| My opinion is that open-source contributions stems from passion. People do it and implement something because they're passionate about it. When you attach any money to it, it becomes tainted with responsibility and emotions. Such as, "should I work on this an extra hour and burn myself out and get those extra 40 bucks for dinner tonight?" That formula doesn't make individuals want to work more on open-source. Sure they push them towards doing stuff in open-source but that usually almost never leads to creating great pieces of work. One great and amazing thing that open-source thought us is that individuals can group together and work on amazing things without any economical reward. To me it was always a fascinating experiment outside the usual realms of politics, economics, social-studies. Nobody would have ever imagined it to work without "money", but it does and it will continue to work. In fact, instead of pushing capitalism mentality inside of open-source we should be doing exactly the opposite: push open-source mentality in other parts of our society. |
You already get plenty of those by the sheer fact that you care about the craft you contribute to.
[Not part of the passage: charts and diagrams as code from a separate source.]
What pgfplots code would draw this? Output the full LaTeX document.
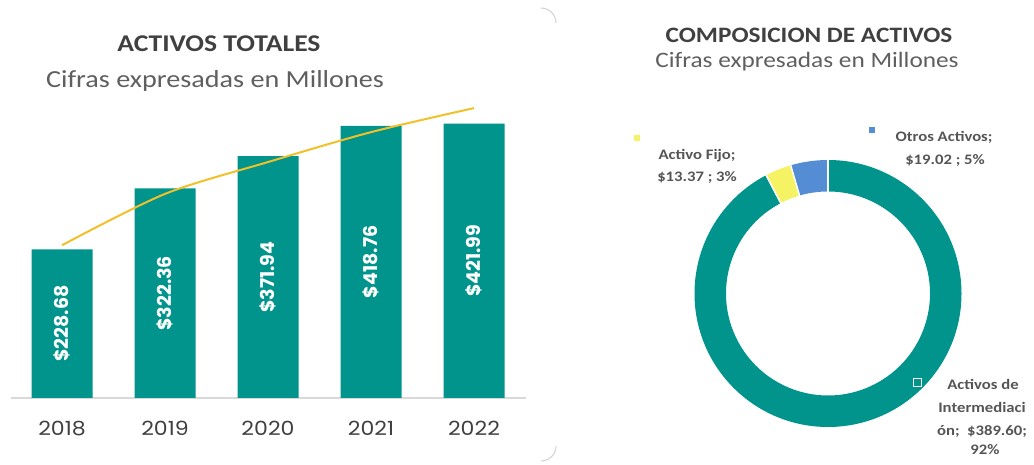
\documentclass[border=0pt]{standalone}
\usepackage{pgfplots}
\pgfplotsset{compat=1.18}
\usepackage{pgfplotstable}
\usepackage{fontspec}
\setmainfont[FakeStretch=1.15]{Carlito}
\newfontfamily\gothic{Poppins}
\newfontfamily\gothicw[FakeStretch=1.13]{Poppins}
\definecolor{tealbar}{RGB}{0,148,140}
\definecolor{trend}{RGB}{242,192,40}
\definecolor{fijo}{RGB}{245,243,100}
\definecolor{otros}{RGB}{84,141,212}
\definecolor{txtdark}{RGB}{64,64,64}
\definecolor{txtgray}{RGB}{95,95,95}
\definecolor{lbl}{RGB}{85,85,85}

\pgfplotstableread{
x year v
0 2018 228.68
1 2019 322.36
2 2020 371.94
3 2021 418.76
4 2022 421.99
}\bars
\pgfplotstableread{
x t
0 235
1 314
2 363
3 409
4 446
}\trendtab
\pgfplotstableread{
part value
Intermediacion 389.60
Fijo 13.37
Otros 19.02
}\donut

\pgfplotstablegetelem{0}{value}\of\donut \let\va\pgfplotsretval
\pgfplotstablegetelem{1}{value}\of\donut \let\vb\pgfplotsretval
\pgfplotstablegetelem{2}{value}\of\donut \let\vc\pgfplotsretval
\pgfmathsetmacro\tot{\va+\vb+\vc}
\pgfmathsetmacro\aA{90}
\pgfmathsetmacro\aB{90-360*(\va/\tot)}
\pgfmathsetmacro\aC{\aB-360*(\vb/\tot)}
\pgfmathsetmacro\aD{\aC-360*(\vc/\tot)}

\begin{document}
\begin{tikzpicture}
\path[use as bounding box] (0,0) rectangle (1034pt,465pt);

% faint corner arcs between the two panels
\draw[black!18, line width=1pt] (541pt,457pt) arc[start angle=90, end angle=0, radius=15pt];
\draw[black!18, line width=1pt] (556pt,19pt) arc[start angle=0, end angle=-90, radius=15pt];

% ---------- left: bar chart ----------
\begin{axis}[
  at={(10.5pt,67pt)}, anchor=south west,
  scale only axis, width=515pt, height=299pt,
  xmin=-0.5, xmax=4.5, ymin=0, ymax=460,
  axis y line=none, axis x line*=bottom,
  x axis line style={draw=black!15, line width=1.3pt, -},
  xtick={0,1,2,3,4}, xticklabels={2018,2019,2020,2021,2022},
  xtick style={draw=none},
  xticklabel style={font=\gothicw\fontsize{19.5}{19.5}\selectfont, text=txtdark, anchor=base, yshift=-38pt},
  clip=false,
]
\addplot[ybar, bar width=61pt, fill=tealbar, draw=none] table[x=x,y=v]{\bars};
\addplot[trend, line width=2pt, smooth, mark=none] table[x=x,y=t]{\trendtab};
\addplot[only marks, mark=*, mark size=0pt, mark options={draw=none,fill=none},
  point meta=explicit symbolic,
  nodes near coords={\$\pgfplotspointmeta},
  every node near coord/.append style={anchor=center, rotate=90, text=white,
     font=\gothic\bfseries\fontsize{19}{19}\selectfont}]
  table[x=x, y expr=\thisrow{v}/2, meta=v]{\bars};
\end{axis}

\node[anchor=base, text=txtdark, font=\bfseries\fontsize{24}{24}\selectfont] at (219pt,413pt) {ACTIVOS TOTALES};
\node[anchor=base, text=txtgray, font=\fontsize{24.5}{24.5}\selectfont] at (215pt,377pt) {Cifras expresadas en Millones};

% ---------- right: donut ----------
\begin{axis}[
  at={(694.5pt,38pt)}, anchor=south west,
  scale only axis, width=267pt, height=267pt,
  xmin=-133.5, xmax=133.5, ymin=-133.5, ymax=133.5,
  hide axis, clip=false,
]
\fill[tealbar] (axis cs:0,0) ++(\aA:133.5pt) arc[start angle=\aA, end angle=\aB, radius=133.5pt] -- ++(\aB:-31.5pt) arc[start angle=\aB, end angle=\aA, radius=102pt] -- cycle;
\fill[fijo] (axis cs:0,0) ++(\aB:133.5pt) arc[start angle=\aB, end angle=\aC, radius=133.5pt] -- ++(\aC:-31.5pt) arc[start angle=\aC, end angle=\aB, radius=102pt] -- cycle;
\fill[otros] (axis cs:0,0) ++(\aC:133.5pt) arc[start angle=\aC, end angle=\aD, radius=133.5pt] -- ++(\aD:-31.5pt) arc[start angle=\aD, end angle=\aC, radius=102pt] -- cycle;
\draw[white, line width=1.5pt] (axis cs:0,0) ++(\aA:100pt) -- ++(\aA:36pt);
\draw[white, line width=1.5pt] (axis cs:0,0) ++(\aB:100pt) -- ++(\aB:36pt);
\draw[white, line width=1.5pt] (axis cs:0,0) ++(\aC:100pt) -- ++(\aC:36pt);
\end{axis}

\node[anchor=base, text=txtdark, font=\bfseries\fontsize{22}{22}\selectfont] at (809pt,422pt) {COMPOSICION DE ACTIVOS};
\node[anchor=base, text=txtgray, font=\fontsize{22}{22}\selectfont] at (807pt,397pt) {Cifras expresadas en Millones};

% donut labels
\begin{scope}[every node/.style={anchor=base, text=lbl, font=\bfseries\fontsize{14.5}{14.5}\selectfont, inner sep=0pt}]
\node at (697pt,305pt) {Activo Fijo;};
\node at (697pt,283pt) {\$13.37 ; 3\%};
\node at (944pt,323pt) {Otros Activos;};
\node at (945pt,300pt) {\$19.02 ; 5\%};
\node at (983pt,75pt) {Activos de};
\node at (982pt,52pt) {Intermediaci};
\node at (982pt,29pt) {ón;\ \ \$389.60;};
\node at (985pt,10pt) {92\%};
\end{scope}
\fill[fijo] (634pt,324pt) rectangle ++(6pt,6pt);
\fill[otros] (869pt,332pt) rectangle ++(6pt,6pt);
\filldraw[fill=tealbar, draw=white, line width=1pt] (913pt,78pt) rectangle ++(8pt,8pt);
\end{tikzpicture}
\end{document}
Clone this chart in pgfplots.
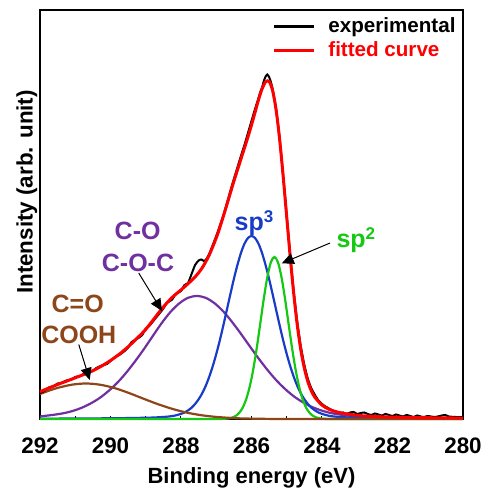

> Nobody would have ever imagined it to work without "money", but it does and it will continue to work.
I'm sorry to break it for you, but it doesn't actually work.
And constant articles and talks from OSS maintainers about burnout is one of the proofs.
If you want to read more, there is a great book on this subject which I feel will help you get a more informed opinion on it: https://www.fordfoundation.org/about/library/reports-and-stu...
Initiatives like this are important to "show by example" - currently there are too many Open Source consumers and not enough contributors.
And also, work IS work - and it should be retributed.